Your policy may also need updates when new social media platforms emerge. If there's a new tool or channel to reach your audience, your policy should accommodate the different qualities of that platform.
For example, when TikTok started gaining traction, it became a viable platform for lawyers. But TikTok is different from things like Facebook or Twitter. To get the most out of it, lawyers needed to update their policies to account for its uniqueness.
Legal and Ethical Considerations for Social Media Policies
There are some common pitfalls that lawyers can fall in without a social media policy.
The first pitfall is making a policy without considering advertising regulations for lawyers. While social media is a great place to talk about your firm, certain bar association rules still apply.
A good policy has guidelines that help you avoid running afoul of ethical guidelines. For example, your policy may include guidance on misleading statements, comments that seem like promises, or claiming specializations.

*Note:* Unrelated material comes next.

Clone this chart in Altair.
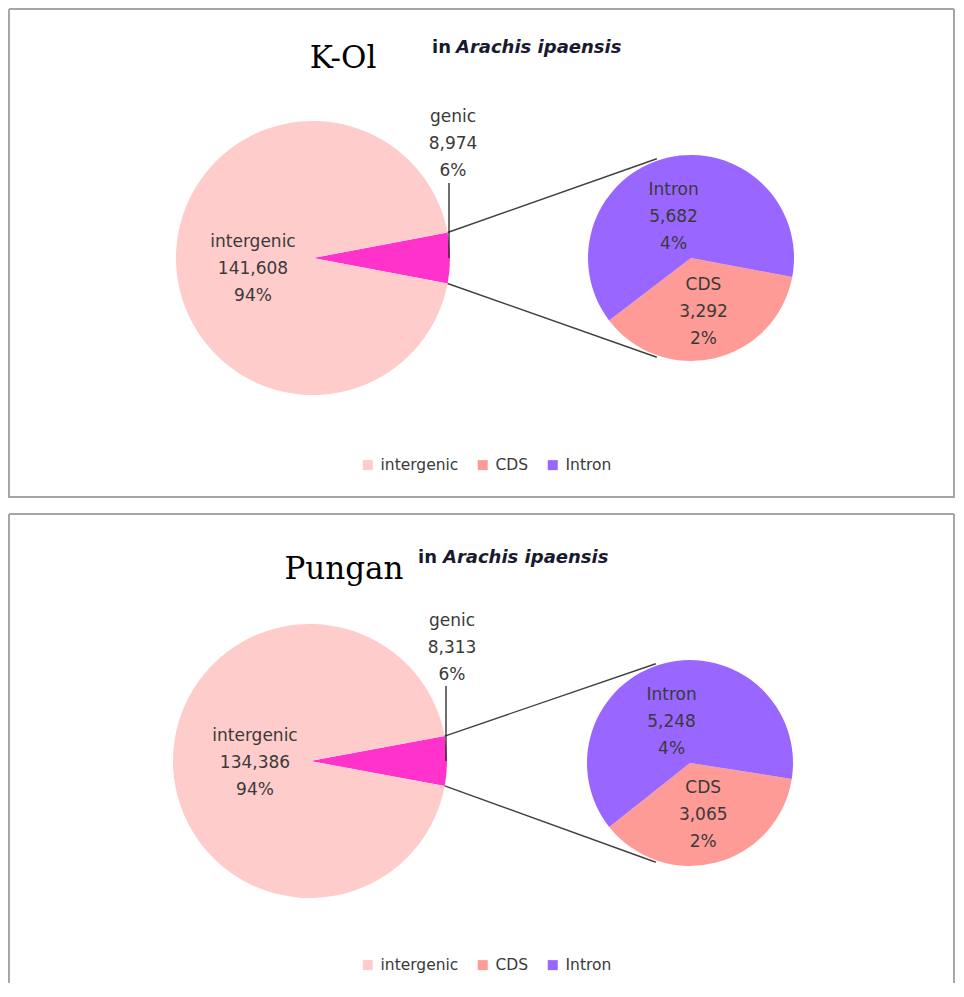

It may also include guidance on certain disclaimers, such as those clarifying that your posts are not legal advice.
The second pitfall is not balancing free speech rights with professional conduct.
Your staff has the right to maintain their own personal accounts. But people may perceive employees' social media posts as reflecting your law firm's official stance on things.
A good policy defines what professional conduct online looks like. At the same time, it takes into account people's personal freedoms.
Set the Tone for Social Media with a Comprehensive Policy
Creating a comprehensive social media policy takes some work.
But it's an important one for protecting your law firm’s reputation. With your policy, you can maintain client confidentiality and stay within ethical guidelines. You'll also encourage responsible and effective use of social media by employees.
A comprehensive policy also clears the way for effective law firm marketing on social platforms.
Whether you're handling social media in-house or you want to partner with a social media marketing agency for lawyers, having a complete policy is one of a few important components of reaching your potential clients online.